There is no law, it is Trump's policy. He started this, and he could stop it at any time.— Rep. Don Beyer (@RepDonBeyer) June 14, 2018

Am I surprised that Jefferson Beauregard Sessions went right to the one Scripture passage that was the go-to passage for antebellum advocates of the slave power?
No.— Charles P. Pierce (@CharlesPPierce) June 15, 2018

4. In response, defenders of slavery insisted on the duty to abide by the law—including the Fugitive Slave Act. They cited verses which stressed this duty, Romans 13:1 prominent among them. The resultant debates were fierce: pic.twitter.com/g3YsCfXnZq— Yoni Appelbaum (@YAppelbaum) June 14, 2018

Thread on the white supremacist use of Romans 13 in defense of "law and order."
Of course, this is selective and hypocritical (why no Romans 13 for Obama?). Also, crossing a border to seek asylum is not illegal, and our treatment of asylum seekers violates international law. https://t.co/leU4WtHD9w— Christopher Stroop (@C_Stroop) June 15, 2018

Disgraceful. Do not use St. Paul to justify unjust laws and acts of cruelty. St. Paul was an apostle not of laws (we are not justified by laws, he says in Romans), but an apostle of a person: Jesus Christ. The one who said, "I was a stranger and you did not welcome me" (Mt. 25). https://t.co/jf8PQSzUw2— James Martin, SJ (@JamesMartinSJ) June 14, 2018

Eugene Robinson, "Trump and Sessions have created prisons for Spanish-speaking children":
This week, reporters were allowed into that center, where nearly 1,500 boys were being held. Most were unaccompanied by adults when caught trying to cross the border; the rest, though no one would say precisely how many, had been taken from their parents. 
The center, a converted former Walmart, was clean and orderly, if overcrowded. The boys, ages 10 to 17, were well cared for — but could not leave. It was a prison for Spanish-speaking children. Trump and Sessions must be proud.

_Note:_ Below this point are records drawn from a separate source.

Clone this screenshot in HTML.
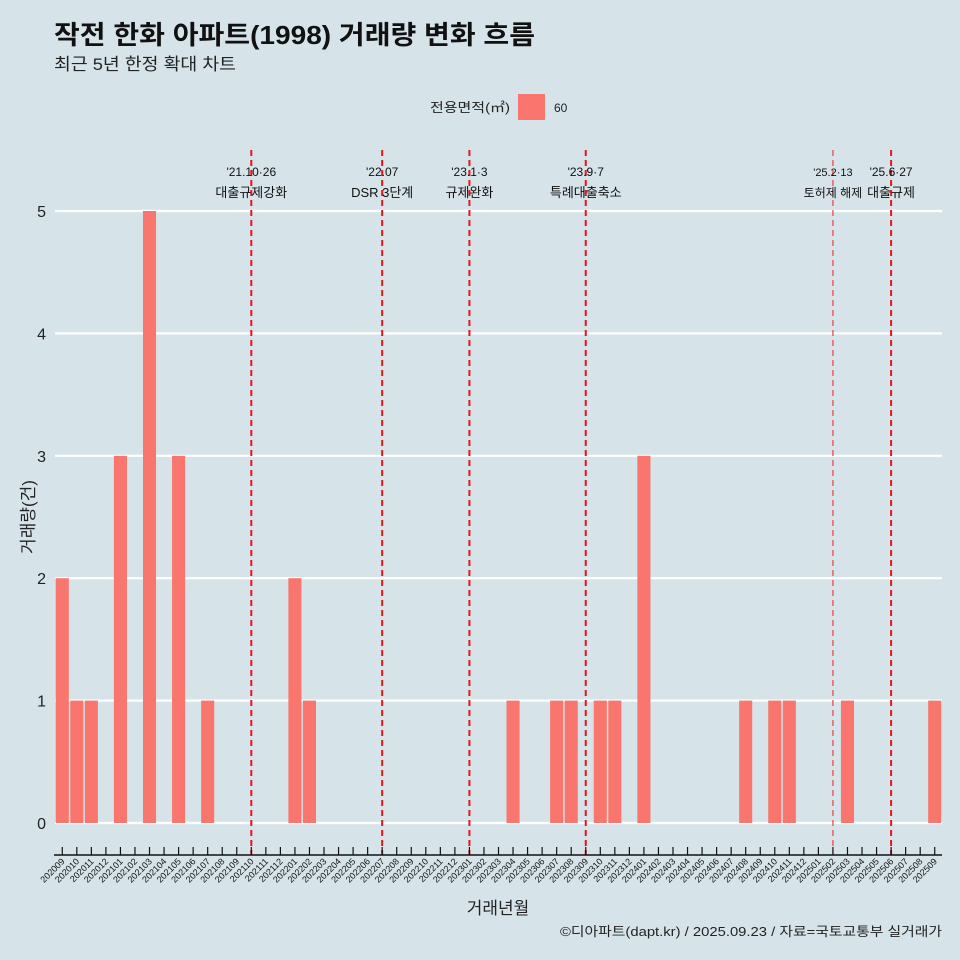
<!DOCTYPE html>
<html><head><meta charset="utf-8"><style>
body{margin:0;background:#d6e4ea;}
svg{display:block;font-family:"Liberation Sans","Noto Sans CJK KR",sans-serif;}
</style></head><body>
<svg id="c" width="960" height="960" viewBox="0 0 960 960">
<rect width="960" height="960" fill="#d6e4ea"/>
<text x="54" y="44" font-size="26" font-weight="bold" fill="#111" textLength="481" lengthAdjust="spacingAndGlyphs">작전 한화 아파트(1998) 거래량 변화 흐름</text>
<text x="54" y="70" font-size="17" fill="#222" textLength="182" lengthAdjust="spacingAndGlyphs">최근 5년 한정 확대 차트</text>
<g>
<text x="430" y="112" font-size="13" fill="#222" textLength="80" lengthAdjust="spacingAndGlyphs">전용면적(㎡)</text>
<rect x="518" y="94" width="27" height="26" fill="#f8766d"/>
<text x="554" y="112" font-size="12" fill="#222">60</text>
</g>
<g id="grid"></g><g id="bars"></g><g id="events"></g><g id="axes"></g>
<text x="498" y="914" font-size="17" text-anchor="middle" fill="#222">거래년월</text>
<text transform="translate(34,517) rotate(-90)" font-size="17" text-anchor="middle" fill="#222">거래량(건)</text>
<text x="560" y="936" font-size="13" fill="#222" textLength="382" lengthAdjust="spacingAndGlyphs">©디아파트(dapt.kr) / 2025.09.23 / 자료=국토교통부 실거래가</text>
</svg>
<script>
const months=[];for(let y=2020;y<=2025;y++)for(let m=1;m<=12;m++){const k=y*100+m;if(k>=202009&&k<=202509)months.push(String(k));}
const values=[2,1,1,0,3,0,5,0,3,0,1,0,0,0,0,0,2,1,0,0,0,0,0,0,0,0,0,0,0,0,0,1,0,0,1,1,0,1,1,0,3,0,0,0,0,0,0,1,0,1,1,0,0,0,1,0,0,0,0,0,1];
const yTicks=[0,1,2,3,4,5];
const eventMonths=["202110","202207","202301","202309","202502","202506"];
const eventDates=["'21.10·26","'22.07","'23.1·3","'23.9·7","'25.2·13","'25.6·27"];
const eventLabels=["대출규제강화","DSR 3단계","규제완화","특례대출축소","토허제 해제","대출규제"];
const NS="http://www.w3.org/2000/svg";
const L=55,R=942,Y0=823,Y5=211,band=(R-L)/months.length;
const xc=i=>L+band*(i+0.5);
const ys=v=>Y0-(Y0-Y5)*v/5;
function mk(p,t,a){const e=document.createElementNS(NS,t);for(const k in a)e.setAttribute(k,a[k]);p.appendChild(e);return e;}
const G=id=>document.getElementById(id);
yTicks.forEach(v=>{
 const l=mk(G('grid'),'line',{x1:L,x2:R,y1:ys(v),y2:ys(v),stroke:'#fff','stroke-width':2.2});
 
 
 const t=mk(G('grid'),'text',{x:46,y:ys(v)+6,'font-size':16,'text-anchor':'end',fill:'#222'});t.textContent=v;
 
 
});
values.forEach((v,i)=>{if(!v)return;
 const r=mk(G('bars'),'rect',{x:xc(i)-band*0.45,width:band*0.9,y:ys(v),height:Y0-ys(v),fill:'#f8766d'});
 
 
});
eventMonths.forEach((m,j)=>{const i=months.indexOf(m);const x=xc(i);const thin=m==="202502";
 const l=mk(G('events'),'line',{x1:x,x2:x,y1:150,y2:855,stroke:thin?'#e84040':'#e8141a','stroke-width':thin?1.2:2,'stroke-dasharray':'6,4'});
 
 
 const a=mk(G('events'),'text',{x:x,y:176,'font-size':thin?11:12,'text-anchor':'middle',fill:'#111'});a.textContent=eventDates[j];
 
 
 const b=mk(G('events'),'text',{x:x,y:197,'font-size':thin?12:13,'text-anchor':'middle',fill:'#111'});b.textContent=eventLabels[j];
 
 
});
const ax=mk(G('axes'),'line',{x1:54,x2:R,y1:855,y2:855,stroke:'#111','stroke-width':1.5});


months.forEach((m,i)=>{const x=xc(i);
 mk(G('axes'),'line',{x1:x,x2:x,y1:847,y2:855,stroke:'#111','stroke-width':1.2});
 const t=mk(G('axes'),'text',{transform:`translate(${x+3},862) rotate(-45)`,'font-size':9,'text-anchor':'end',fill:'#111'});t.textContent=m;
 
 
});
</script>
</body></html>
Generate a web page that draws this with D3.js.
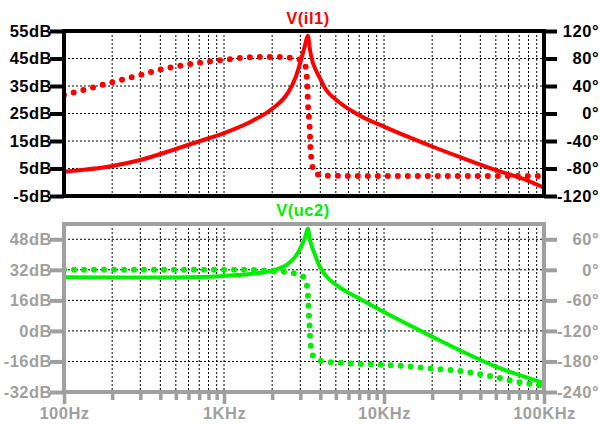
<!DOCTYPE html>
<html>
<head>
<meta charset="utf-8">
<script src="https://cdn.jsdelivr.net/npm/d3@7"></script>
<style>
  body { margin: 0; background: #fff; }
  text { font-family: "Liberation Sans", Arial, sans-serif; font-weight: bold; font-size: 16.5px; letter-spacing: 0.5px; }
</style>
</head>
<body>
<div class="bode"></div>
<script>

// frequency points (Hz) used for both magnitude traces
const magFreq = [100, 200, 300, 500, 700, 1000, 1500, 2000, 2500, 2800, 3000, 3100, 3200, 3340,
    3450, 3550, 3700, 3900, 4300, 5200, 7000, 10000, 20000, 30000, 50000, 80000, 100000];

// V(il1) magnitude, dB
const il1Mag = [3.8, 5.9, 8.1, 12.1, 14.9, 17.9, 22.3, 26.7, 32.4, 38.1, 43.6, 46.6, 49.5, 53.3,
    48.0, 44.5, 41.5, 38.8, 34.0, 29.3, 24.4, 20.2, 13.0, 9.1, 4.4, 0.5, -2.0];

// V(uc2) magnitude, dB
const uc2Mag = [28.1, 28.0, 28.0, 28.0, 28.2, 28.8, 29.9, 31.6, 35.0, 39.0, 43.2, 45.9, 48.5, 53.6,
    47.5, 44.0, 40.0, 35.0, 29.2, 23.2, 17.0, 9.9, -3.0, -10.3, -18.7, -24.7, -27.3];

// V(il1) phase, degrees
const il1PhFreq = [100, 150, 200, 300, 400, 500, 700, 1000, 1500, 2000, 2500, 2800, 3100, 3200,
    3290, 3330, 3350, 3400, 3440, 3460, 3520, 3600, 3800, 4300, 10000, 100000];
const il1Phase = [27, 37.5, 45.5, 56, 64, 68.4, 73.7, 78, 81.8, 82.2, 81.4, 80.2, 75.5, 72,
    53.6, 29.4, 12.4, -7, -25.5, -45, -66, -80, -88, -90.5, -91, -91];

// V(uc2) phase, degrees
const uc2PhFreq = [100, 1000, 1390, 1850, 2080, 2400, 2780, 3000, 3180, 3330, 3360, 3395, 3430,
    3460, 3520, 3610, 4180, 5520, 7250, 9680, 12600, 16500, 21800, 28700, 38000, 50100, 65900,
    86900, 100000];
const uc2Phase = [0.2, 0.2, 0, -1.5, -2.9, -4.2, -7.6, -11, -16, -39, -62, -88, -113,
    -140, -155, -170, -180, -183, -185, -186.4, -188.3, -191.6, -194.9, -198, -204, -211, -219,
    -225.5, -228];

// tick labels
const topDbTicks = [55, 45, 35, 25, 15, 5, -5];
const topDegTicks = [120, 80, 40, 0, -40, -80, -120];
const botDbTicks = [48, 32, 16, 0, -16, -32];
const botDegTicks = [60, 0, -60, -120, -180, -240];
const decades = [100, 1000, 10000, 100000];
const decadeLabels = ["100Hz", "1KHz", "10KHz", "100KHz"];

const width = 601;
const height = 428;
const left = 64, right = 544;
const red = "#ff0000";
const green = "#00f000";
const grey = "#9f9f9f";

const svg = d3.select(".bode")
    .append("svg")
    .attr("width", width)
    .attr("height", height);

svg.append("rect")
    .attr("width", width)
    .attr("height", height)
    .attr("fill", "#fff");

const x = d3.scaleLog()
    .domain([100, 100000])
    .range([left, right]);

// all grid frequencies: 2..9 inside each decade, plus the decades
const gridFreq = [];
for (let d = 100; d < 100000; d *= 10) {
    for (let k = 1; k <= 9; k++) gridFreq.push(d * k);
}
gridFreq.push(100000);

function drawPane(opt){

    const g = svg.append("g");

    const yL = d3.scaleLinear().domain(opt.dbDomain).range([opt.bottom, opt.top]);
    const yR = d3.scaleLinear().domain(opt.degDomain).range([opt.bottom, opt.top]);

    g.append("clipPath")
        .attr("id", opt.id)
        .append("rect")
        .attr("x", left)
        .attr("y", opt.top)
        .attr("width", right - left)
        .attr("height", opt.bottom - opt.top);

    //Grid
    g.append("g")
        .selectAll("line")
        .data(gridFreq.filter(f => f > 100 && f < 100000))
        .enter()
        .append("line")
        .attr("x1", d => x(d))
        .attr("x2", d => x(d))
        .attr("y1", opt.top)
        .attr("y2", opt.bottom)
        .attr("stroke", "#000")
        .attr("stroke-width", 1)
        .attr("stroke-dasharray", "2,2");

    g.append("g")
        .selectAll("line")
        .data(opt.dbTicks.filter(v => yL(v) > opt.top + 2 && yL(v) < opt.bottom - 2))
        .enter()
        .append("line")
        .attr("x1", left)
        .attr("x2", right)
        .attr("y1", d => yL(d))
        .attr("y2", d => yL(d))
        .attr("stroke", "#000")
        .attr("stroke-width", 1)
        .attr("stroke-dasharray", "2,2");

    //Ejes
    const axL = g.append("g")
        .attr("transform", `translate(${left},0)`)
        .call(
            d3.axisLeft(yL)
                .tickValues(opt.dbTicks)
                .tickSize(14)
                .tickPadding(-2)
                .tickFormat(d => d + "dB")
        );

    const axR = g.append("g")
        .attr("transform", `translate(${right},0)`)
        .call(
            d3.axisRight(yR)
                .tickValues(opt.degTicks)
                .tickSize(13)
                .tickFormat(d => d + "°")
        );

    [axL, axR].forEach(ax => {
        ax.select(".domain").remove();
        ax.selectAll("line")
            .attr("stroke", opt.frame)
            .attr("stroke-width", 4);
        ax.selectAll("text")
            .attr("fill", opt.frame);
        ax.attr("font-size", null).attr("font-family", null);
    });
    axR.selectAll("text")
        .attr("x", width - 2 - right)
        .attr("text-anchor", "end");
    axL.selectAll("text").attr("text-anchor", "end");

    //Curvas
    const plot = g.append("g").attr("clip-path", `url(#${opt.id})`);

    const magLine = d3.line()
        .x((d, i) => x(magFreq[i]))
        .y(d => yL(d))
        .curve(d3.curveMonotoneX);

    const phLine = d3.line()
        .x(d => x(d[0]))
        .y(d => yR(d[1]))
        .curve(d3.curveMonotoneX);

    plot.append("path")
        .datum(opt.phase)
        .attr("d", phLine)
        .attr("fill", "none")
        .attr("stroke", opt.color)
        .attr("stroke-width", 6)
        .attr("stroke-linecap", "round")
        .attr("stroke-dasharray", "0 10");

    plot.append("path")
        .datum(opt.mag)
        .attr("d", magLine)
        .attr("fill", "none")
        .attr("stroke", opt.color)
        .attr("stroke-width", 4)
        .attr("stroke-linejoin", "round");

    //Marco
    g.append("rect")
        .attr("x", left)
        .attr("y", opt.top)
        .attr("width", right - left)
        .attr("height", opt.bottom - opt.top)
        .attr("fill", "none")
        .attr("stroke", opt.frame)
        .attr("stroke-width", 4);

    g.append("text")
        .attr("x", opt.titleX)
        .attr("y", opt.titleY)
        .attr("text-anchor", "middle")
        .attr("fill", opt.color)
        .text(opt.title);

    return g;
}

drawPane({
    id: "clipTop",
    top: 31,
    bottom: 196,
    dbDomain: [-5, 55],
    degDomain: [-120, 120],
    dbTicks: topDbTicks,
    degTicks: topDegTicks,
    mag: il1Mag,
    phase: il1PhFreq.map((f, i) => [f, il1Phase[i]]),
    color: red,
    frame: "#000",
    title: "V(il1)",
    titleX: 308,
    titleY: 24
});

drawPane({
    id: "clipBot",
    top: 224,
    bottom: 392,
    dbDomain: [-32, 56],
    degDomain: [-240, 90],
    dbTicks: botDbTicks,
    degTicks: botDegTicks,
    mag: uc2Mag,
    phase: uc2PhFreq.map((f, i) => [f, uc2Phase[i]]),
    color: green,
    frame: grey,
    title: "V(uc2)",
    titleX: 303,
    titleY: 216
});

// frequency axis under the lower pane
const axX = svg.append("g")
    .attr("transform", "translate(0,392)")
    .call(
        d3.axisBottom(x)
            .tickValues(gridFreq)
            .tickSize(8)
            .tickPadding(14)
            .tickFormat(d => {
                const i = decades.indexOf(d);
                return i >= 0 ? decadeLabels[i] : "";
            })
    );

axX.attr("font-size", null).attr("font-family", null);
axX.select(".domain").remove();
axX.selectAll("line")
    .attr("stroke", grey)
    .attr("stroke-width", 3.5)
    .attr("y2", d => decades.includes(d) ? 12 : 8);
axX.selectAll("text")
    .attr("fill", grey)
    .attr("dy", "0.71em")
    .attr("y", 15);

</script>
</body>
</html>
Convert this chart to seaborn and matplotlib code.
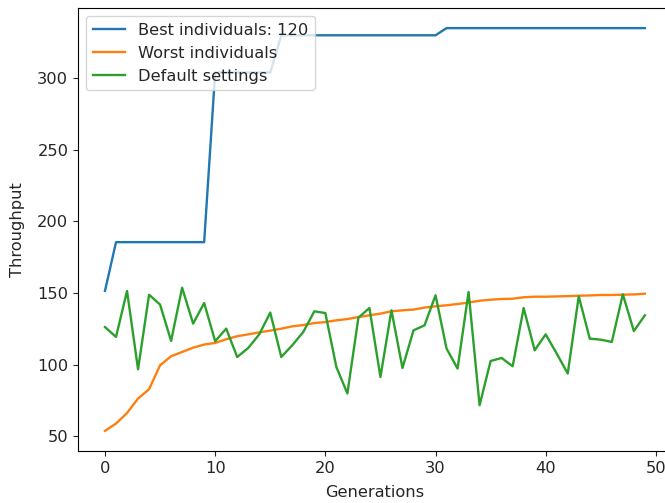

“The increase of children who are alone and in need of care at the border is the product of a new Trump administration policy that on May 7 began criminally prosecuting all adult migrants crossing the U.S.-Mexico border between ports of entry. “ https://t.co/oqRoAIZQCO— emilyherrington 🌹 (@herringtopolis) June 15, 2018

This is a concentration camp for children.
Who is the tent manufacturer willing to profit from this?
Who is the bed manufacturer?
Who is the company willing to handle the data?
Who is the food supplier?
Who are the other companies willing to detain children for cash? https://t.co/uMcho0Z7N6— Sleeping Giants (@slpng_giants) June 14, 2018

When a stranger resides with you in your land, you shall not wrong him. The stranger who resides with you shall be to you as one of your citizens; you shall love him as yourself, for you were strangers in the land of Egypt: I am your God.
Leviticus 19:33-34 https://t.co/nWvu49BR7u— Rabbi Danya Ruttenberg (@TheRaDR) June 14, 2018

Sarah Sanders: “It is very Biblical to enforce the law.”
Bible: “Woe to those who make unjust laws, to those who issue oppressive decrees, to deprive the poor of their rights and withhold justice from the oppressed of my people.”
pic.twitter.com/9Q9Ogz81pm— Shannon Watts (@shannonrwatts) June 14, 2018

Charles Pierce, "We're Facing Yet Another Question About the Fundamental Moral Character of This Nation":
Once again, we're faced with a fundamental question about the moral character of the nation. Is the United States a place where official government policy dictates the children of migrants, many of whom come here seeking asylum to escape the chaos and violence ravaging their home countries, must be torn from their parents' arms and sent to a detention facility that resembles a jail? 
Last night, hundreds of children lay in their tiny beds in a cramped room in a giant warehouse. They saw the sun and the fresh air for just two hours that day. It may have been some time since they last spoke to their parents, and they had no idea when or if they'd see them again. They don't know how long they'll be there, or where they'll be sent when they're allowed to leave. They are surrounded by strangers, in a strange country where they do not speak the language and they may not have even wanted to go themselves. And the United States—its government and, we must admit to ourselves, its citizens—ensured that all this happened. 
There are new stains on the moral fabric of this nation every day. You have to wonder when the quilt will simply have changed color permanently.